Die Unternehmergesellschaft war tatsächlich ein erstaunliches Erfolgsprojekt mit MiniMax-Methode (fünf minimale Absätze im GmbHG, über 130.000 neue Gründergesellschaften bis heute). Wenn man in der Berliner Start-Up-Szene erwähnt, dass man für diese UG verantwortlich war, dann erlebt man Tränen der Bewunderung, Rührung und Dankbarkeit. Mehr kann man ja nicht wünschen.
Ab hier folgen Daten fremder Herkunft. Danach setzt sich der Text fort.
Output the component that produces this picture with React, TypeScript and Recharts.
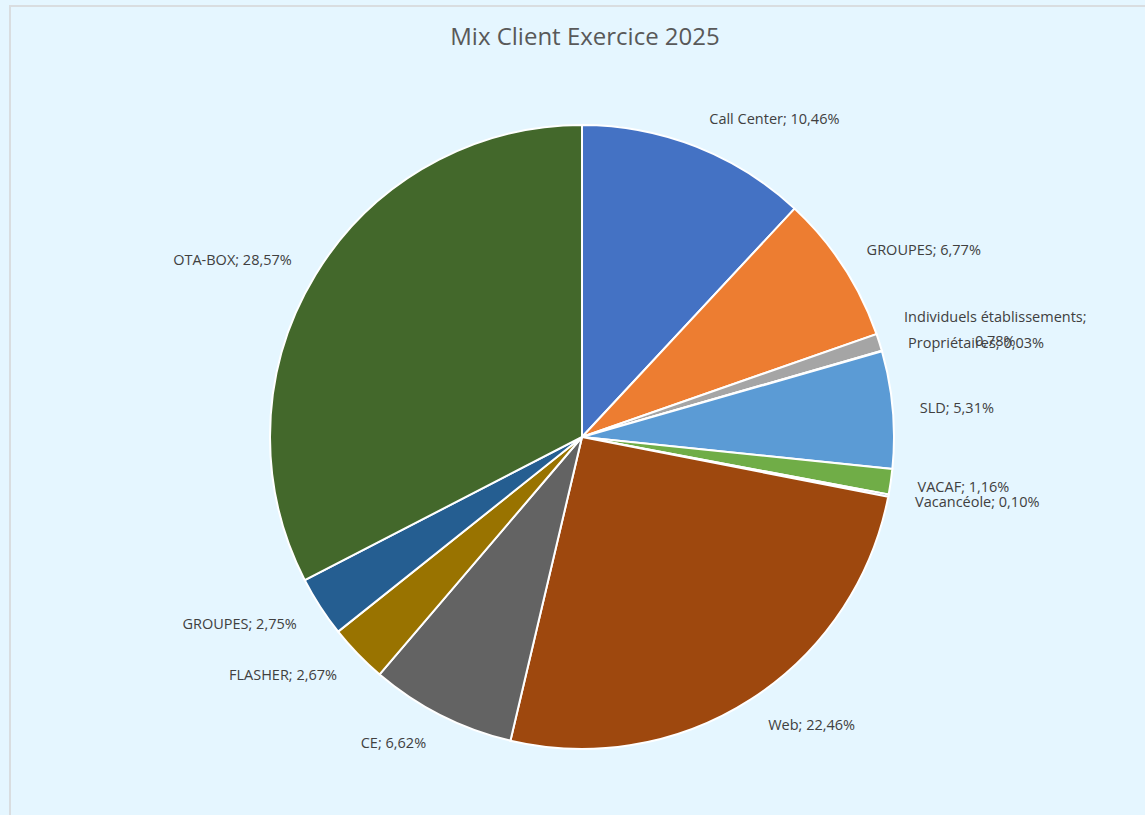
import React from 'react';
import { PieChart, Pie, Cell } from 'recharts';

const categories = [
  'Call Center',
  'GROUPES',
  'Individuels établissements',
  'Propriétaires',
  'SLD',
  'VACAF',
  'Vacancéole',
  'Web',
  'CE',
  'FLASHER',
  'GROUPES',
  'OTA-BOX'
];

const shares = [10.46, 6.77, 0.78, 0.03, 5.31, 1.16, 0.1, 22.46, 6.62, 2.67, 2.75, 28.57];

const palette = [
  '#4472C4',
  '#ED7D31',
  '#A5A5A5',
  '#FFC000',
  '#5B9BD5',
  '#70AD47',
  '#264478',
  '#9E480E',
  '#636363',
  '#997300',
  '#255E91',
  '#43682B'
];

const data = categories.map((name, i) => ({ name, value: shares[i] }));

const RADIAN = Math.PI / 180;
const FONT = '"Open Sans", "Noto Sans", sans-serif';
const LABEL_SIZE = 14.5;

const fmt = (v: number) => v.toFixed(2).replace('.', ',') + '%';

type LabelProps = {
  cx?: number;
  cy?: number;
  midAngle?: number;
  outerRadius?: number;
  name?: string;
  value?: number;
};

const renderLabel = ({ cx = 0, cy = 0, midAngle = 0, outerRadius = 0, name = '', value = 0 }: LabelProps) => {
  const r = outerRadius + 22;
  const x = cx + r * Math.cos(-midAngle * RADIAN);
  // a bit more room vertically, labels at top/bottom sit further out
  const y = cy + (r + 8) * Math.sin(-midAngle * RADIAN);
  const right = x >= cx;
  const dx = right ? 5 : -5;

  // long names wrap on two lines, centred like Excel does
  if (name.length > 20) {
    const w = (name.length + 1) * 0.46 * LABEL_SIZE;
    const mx = x + dx + w / 2;
    return (
      <text x={mx} y={y - 16} fill="#404040" fontSize={LABEL_SIZE} fontFamily={FONT} textAnchor="middle">
        <tspan x={mx} dy="0.35em">{name};</tspan>
        <tspan x={mx} dy={24}>{fmt(value)}</tspan>
      </text>
    );
  }

  return (
    <text
      x={x + dx}
      y={y}
      fill="#404040"
      fontSize={LABEL_SIZE}
      fontFamily={FONT}
      textAnchor={right ? 'start' : 'end'}
      dominantBaseline="central"
    >
      {`${name}; ${fmt(value)}`}
    </text>
  );
};

const App: React.FC = () => {
  return (
    <div
      style={{
        position: 'fixed',
        left: 0,
        top: 0,
        width: 1145,
        height: 815,
        background: '#E5F6FF',
        overflow: 'hidden'
      }}
    >
      <div
        style={{
          position: 'absolute',
          left: 9,
          top: 5,
          width: 1145,
          height: 820,
          border: '2px solid #D9DDE0',
          boxSizing: 'border-box'
        }}
      />
      <div
        style={{
          position: 'absolute',
          left: 0,
          top: 19,
          width: 1170,
          textAlign: 'center',
          fontFamily: FONT,
          fontSize: 24,
          color: '#595959'
        }}
      >
        Mix Client Exercice 2025
      </div>
      <div style={{ position: 'absolute', left: 0, top: 0 }}>
        <PieChart width={1145} height={815} margin={{ top: 0, right: 0, bottom: 0, left: 0 }}>
          <Pie
            data={data}
            dataKey="value"
            nameKey="name"
            cx={582}
            cy={437}
            outerRadius={312}
            startAngle={90}
            endAngle={-270}
            stroke="#FFFFFF"
            strokeWidth={2}
            label={renderLabel}
            labelLine={false}
            isAnimationActive={false}
          >
            {data.map((d, i) => (
              <Cell key={i} fill={palette[i]} />
            ))}
          </Pie>
        </PieChart>
      </div>
    </div>
  );
};

export default App;
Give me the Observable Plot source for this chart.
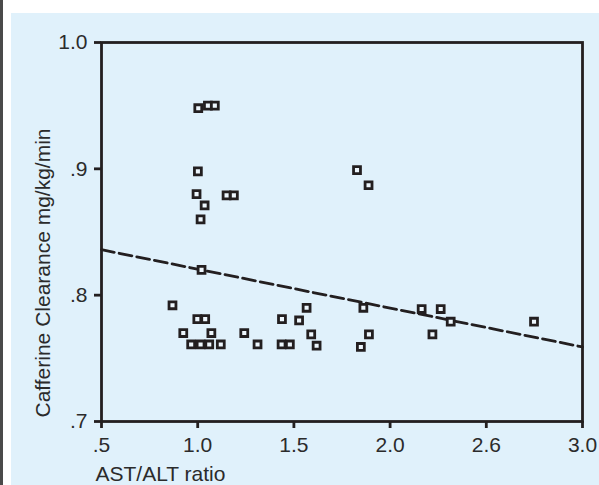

Die Literatur zum GmbHG hat sich nach der Reform deutlich beruhigt, einziger Schwachpunkt des MoMiG war wohl die aufgewertete Gesellschafterliste, eine seltsame Zwittergestalt, eingereicht aber nicht eingetragen und doch mit begrenzter Gutglaubensschutzwirkung ausgestattet. Über nichts wurde in der Folgezeit so viel kluge Tinte vergossen. Auch diese Änderung hat aber ihren Zweck grosso modo erfüllt: Der Praxis sollte beim Erwerb eines GmbH-Anteils die Due Diligence zur Kette der Vorerwerber erleichtert werden. Die Regelung blieb aber auf halbem Weg stehen, denn im Grunde müssten die GmbH-Gesellschafter genauso wie Firma und Stammkapital im Register eingetragen werden; oder wenigstens müssten die Gesellschafterlisten maschinell lesbar sein, und nicht nur als Bilddatei (pdf oder tiff) hinterlegt werden. Das ist ganz altes 20tes Jahrhundert. Verbesserungen werden auch hier kommen (die Verordnungsermächtigung in § 40 Abs. 5 GmbHG liegt jedenfalls schon bereit), aber es gibt eben viele Widerstände in den Ländern, denen jede Veränderung zu teuer wird.


IV. Ausblick

Was wird die Zukunft bringen? Kann sich das GmbH-Gesetz wieder für 115 Jahre bis zur nächsten großen Reform gemütlich zurücklehnen – bzw. der Gesetzgeber und sein Gesetzgebungsreferent? Wohl kaum, die Zeiten sind schnelllebiger geworden. Wer weiß, was die fortschreitende Digitalisierung noch alles bringen wird. Jedenfalls wird die Online-Gründung der GmbH in irgendeiner Form kommen. Die Gesellschafterliste muss wie erwähnt in ihrer technischen Aufbereitung an den Standard des übrigen Handelsregisters angeglichen werden und auch die Eintragung muss weiter beschleunigt werden, wozu zuvörderst der zeitraubende Nachweis der Einzahlung des Stammkapitals gehört. Die Handelsregisterbekanntmachungen parallel zum Eintrag ins Unternehmensregister – ein klarer Fall von Doppelpublizität – sollten verschlankt werden, und der UG (haftungsbeschränkt) könnte nach zehn Jahren erlaubt werden, sich „UGmbH“ zu nennen, schließlich wissen die Rechtsanwender langsam, dass die Rechtsform eine stammkapitalarme Variante der GmbH ist. Die GmbH & Co. KG sollte man zu einer einzigen Rechtsform verschmelzen – ein echtes Bedürfnis in der Wirtschaft für eine Personengesellschaft mit beschränkter Haftung besteht ganz offensichtlich. Die Rechtsentwicklung hat diesem Bedürfnis durch die GmbH & Co. KG zwar entsprochen, jedoch aberwitzig kompliziert – wozu braucht man denn bitte zwei Gesellschaften mit all ihren Formalien und Publizitätsvorschriften? Darüber könnte man also nachdenken, wenn man einmal etwas Zeit hat. Zuletzt haben wir noch die Diskussion zu einer europäischen Privatgesellschaft, die von der Kommission zwar zurückgezogen, von der Koalition in Berlin aber erneut gefordert wird. Das Stammkapitalsystem wird mit dem Austritt der Briten aus der EU weniger unter Druck stehen und vielleicht die Zeit noch weiter überdauern.

Aber all das sind nur ein paar hingeworfene Gedanken. Man wird in der Rechtspolitik immer wieder überrascht, und jede Wahlperiode birgt Unvorhergesehenes und Unvorhersehbares. Vorhersagen sind somit in etwa so schwierig wie Währungsprognosen.